# EXERCISE AIM
Exactly the lines from the line with "Rebuild this chart" to the line with "0.134, 0.128, 0.125];" should be extracted, both included, with no other lines.

# ENTRIES

◇ ◇ ◇ ◇ ◇ ◇ ◇

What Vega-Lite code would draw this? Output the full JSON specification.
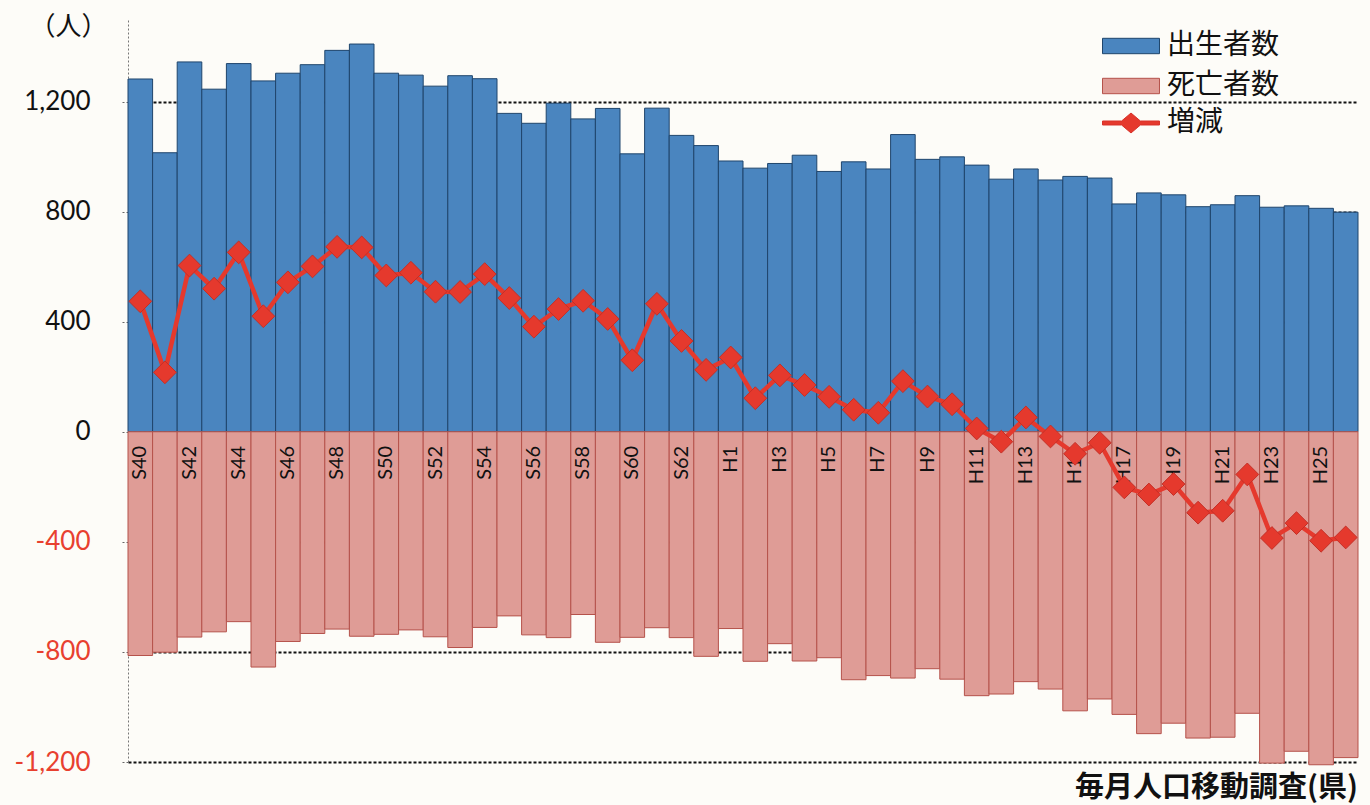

◇ ◇ ◇ ◇ ◇ ◇ ◇

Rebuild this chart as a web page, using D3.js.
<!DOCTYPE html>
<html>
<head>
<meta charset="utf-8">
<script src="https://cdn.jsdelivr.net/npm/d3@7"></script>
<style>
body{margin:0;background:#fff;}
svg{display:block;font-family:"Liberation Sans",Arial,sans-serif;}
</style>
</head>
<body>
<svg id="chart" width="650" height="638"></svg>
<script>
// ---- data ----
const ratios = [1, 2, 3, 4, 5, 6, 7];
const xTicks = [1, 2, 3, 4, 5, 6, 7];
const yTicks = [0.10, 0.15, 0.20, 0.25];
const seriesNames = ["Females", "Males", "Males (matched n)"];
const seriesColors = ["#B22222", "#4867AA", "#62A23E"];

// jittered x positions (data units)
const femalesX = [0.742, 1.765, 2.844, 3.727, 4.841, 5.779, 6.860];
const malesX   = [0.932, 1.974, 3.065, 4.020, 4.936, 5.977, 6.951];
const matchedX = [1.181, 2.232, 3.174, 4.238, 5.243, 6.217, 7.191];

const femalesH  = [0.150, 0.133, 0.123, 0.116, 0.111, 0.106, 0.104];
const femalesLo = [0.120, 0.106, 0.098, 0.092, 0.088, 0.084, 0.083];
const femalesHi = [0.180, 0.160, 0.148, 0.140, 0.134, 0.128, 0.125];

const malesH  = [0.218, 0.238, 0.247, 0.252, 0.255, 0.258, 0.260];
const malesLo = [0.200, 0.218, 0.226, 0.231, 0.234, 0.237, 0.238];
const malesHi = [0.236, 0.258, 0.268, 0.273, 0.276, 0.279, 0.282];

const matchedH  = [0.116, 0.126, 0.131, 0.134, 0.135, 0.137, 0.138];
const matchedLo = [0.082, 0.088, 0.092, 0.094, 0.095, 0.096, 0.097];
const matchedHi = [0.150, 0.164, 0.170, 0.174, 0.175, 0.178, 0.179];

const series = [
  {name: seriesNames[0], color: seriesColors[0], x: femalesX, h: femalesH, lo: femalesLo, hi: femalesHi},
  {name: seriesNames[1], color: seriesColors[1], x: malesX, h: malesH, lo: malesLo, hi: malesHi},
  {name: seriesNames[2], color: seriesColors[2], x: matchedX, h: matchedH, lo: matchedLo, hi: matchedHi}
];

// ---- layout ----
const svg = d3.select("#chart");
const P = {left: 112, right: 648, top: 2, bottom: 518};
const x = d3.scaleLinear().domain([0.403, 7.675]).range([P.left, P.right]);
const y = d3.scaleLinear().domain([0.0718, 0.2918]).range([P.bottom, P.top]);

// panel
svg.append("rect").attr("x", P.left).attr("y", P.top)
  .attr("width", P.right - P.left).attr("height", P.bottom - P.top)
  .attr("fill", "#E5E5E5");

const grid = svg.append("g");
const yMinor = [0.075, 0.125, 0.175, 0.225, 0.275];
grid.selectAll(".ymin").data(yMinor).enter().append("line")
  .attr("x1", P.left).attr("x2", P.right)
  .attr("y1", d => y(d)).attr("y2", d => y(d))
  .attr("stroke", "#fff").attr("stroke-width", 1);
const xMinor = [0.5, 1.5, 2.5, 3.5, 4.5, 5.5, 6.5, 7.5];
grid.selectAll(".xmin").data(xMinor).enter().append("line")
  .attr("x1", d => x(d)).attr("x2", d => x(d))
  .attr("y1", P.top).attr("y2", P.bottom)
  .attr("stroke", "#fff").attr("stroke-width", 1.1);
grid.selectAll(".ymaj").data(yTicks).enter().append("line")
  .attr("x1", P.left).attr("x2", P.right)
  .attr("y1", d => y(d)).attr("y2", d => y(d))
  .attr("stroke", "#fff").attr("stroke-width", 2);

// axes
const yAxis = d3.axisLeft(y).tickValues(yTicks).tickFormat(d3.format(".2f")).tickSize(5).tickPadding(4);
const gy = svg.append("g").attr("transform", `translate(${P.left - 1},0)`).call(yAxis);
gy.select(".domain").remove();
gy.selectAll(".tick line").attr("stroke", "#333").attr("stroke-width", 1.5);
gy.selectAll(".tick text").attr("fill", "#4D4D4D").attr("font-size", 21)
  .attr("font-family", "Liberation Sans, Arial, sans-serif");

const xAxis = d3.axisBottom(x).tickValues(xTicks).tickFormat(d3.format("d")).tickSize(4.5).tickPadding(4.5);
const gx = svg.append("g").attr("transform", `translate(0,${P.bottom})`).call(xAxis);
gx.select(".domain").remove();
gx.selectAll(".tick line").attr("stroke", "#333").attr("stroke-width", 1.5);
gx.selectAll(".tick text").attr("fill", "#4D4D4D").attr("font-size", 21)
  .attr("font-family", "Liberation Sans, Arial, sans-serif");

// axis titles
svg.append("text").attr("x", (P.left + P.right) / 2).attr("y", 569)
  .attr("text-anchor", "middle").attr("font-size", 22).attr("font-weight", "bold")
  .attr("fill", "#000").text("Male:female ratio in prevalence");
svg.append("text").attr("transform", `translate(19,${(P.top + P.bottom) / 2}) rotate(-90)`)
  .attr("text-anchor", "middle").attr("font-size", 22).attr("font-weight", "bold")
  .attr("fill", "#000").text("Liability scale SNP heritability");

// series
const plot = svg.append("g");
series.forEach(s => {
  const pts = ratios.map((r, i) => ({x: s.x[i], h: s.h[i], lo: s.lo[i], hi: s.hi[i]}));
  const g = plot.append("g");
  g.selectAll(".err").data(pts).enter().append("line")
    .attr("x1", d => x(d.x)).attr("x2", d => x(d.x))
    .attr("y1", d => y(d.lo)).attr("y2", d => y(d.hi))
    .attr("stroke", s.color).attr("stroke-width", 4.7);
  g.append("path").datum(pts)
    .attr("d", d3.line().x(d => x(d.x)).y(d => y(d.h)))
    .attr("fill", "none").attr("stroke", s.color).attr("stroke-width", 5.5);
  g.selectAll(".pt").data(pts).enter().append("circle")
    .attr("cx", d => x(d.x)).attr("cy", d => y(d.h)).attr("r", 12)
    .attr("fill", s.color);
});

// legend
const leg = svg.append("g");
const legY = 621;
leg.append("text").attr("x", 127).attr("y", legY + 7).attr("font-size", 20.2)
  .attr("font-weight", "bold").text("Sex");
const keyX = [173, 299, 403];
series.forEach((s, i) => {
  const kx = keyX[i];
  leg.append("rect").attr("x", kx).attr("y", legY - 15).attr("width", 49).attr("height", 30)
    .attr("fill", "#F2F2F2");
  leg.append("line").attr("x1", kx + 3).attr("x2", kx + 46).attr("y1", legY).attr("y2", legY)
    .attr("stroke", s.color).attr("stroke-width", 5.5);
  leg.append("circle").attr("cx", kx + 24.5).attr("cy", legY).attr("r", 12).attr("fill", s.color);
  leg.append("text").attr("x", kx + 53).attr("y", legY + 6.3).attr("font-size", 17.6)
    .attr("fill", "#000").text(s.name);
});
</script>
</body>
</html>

◇ ◇ ◇ ◇ ◇ ◇ ◇

# EXERCISE RESPONSE
Rebuild this chart as a web page, using D3.js.
<!DOCTYPE html>
<html>
<head>
<meta charset="utf-8">
<script src="https://cdn.jsdelivr.net/npm/d3@7"></script>
<style>
body{margin:0;background:#fff;}
svg{display:block;font-family:"Liberation Sans",Arial,sans-serif;}
</style>
</head>
<body>
<svg id="chart" width="650" height="638"></svg>
<script>
// ---- data ----
const ratios = [1, 2, 3, 4, 5, 6, 7];
const xTicks = [1, 2, 3, 4, 5, 6, 7];
const yTicks = [0.10, 0.15, 0.20, 0.25];
const seriesNames = ["Females", "Males", "Males (matched n)"];
const seriesColors = ["#B22222", "#4867AA", "#62A23E"];

// jittered x positions (data units)
const femalesX = [0.742, 1.765, 2.844, 3.727, 4.841, 5.779, 6.860];
const malesX   = [0.932, 1.974, 3.065, 4.020, 4.936, 5.977, 6.951];
const matchedX = [1.181, 2.232, 3.174, 4.238, 5.243, 6.217, 7.191];

const femalesH  = [0.150, 0.133, 0.123, 0.116, 0.111, 0.106, 0.104];
const femalesLo = [0.120, 0.106, 0.098, 0.092, 0.088, 0.084, 0.083];
const femalesHi = [0.180, 0.160, 0.148, 0.140, 0.134, 0.128, 0.125];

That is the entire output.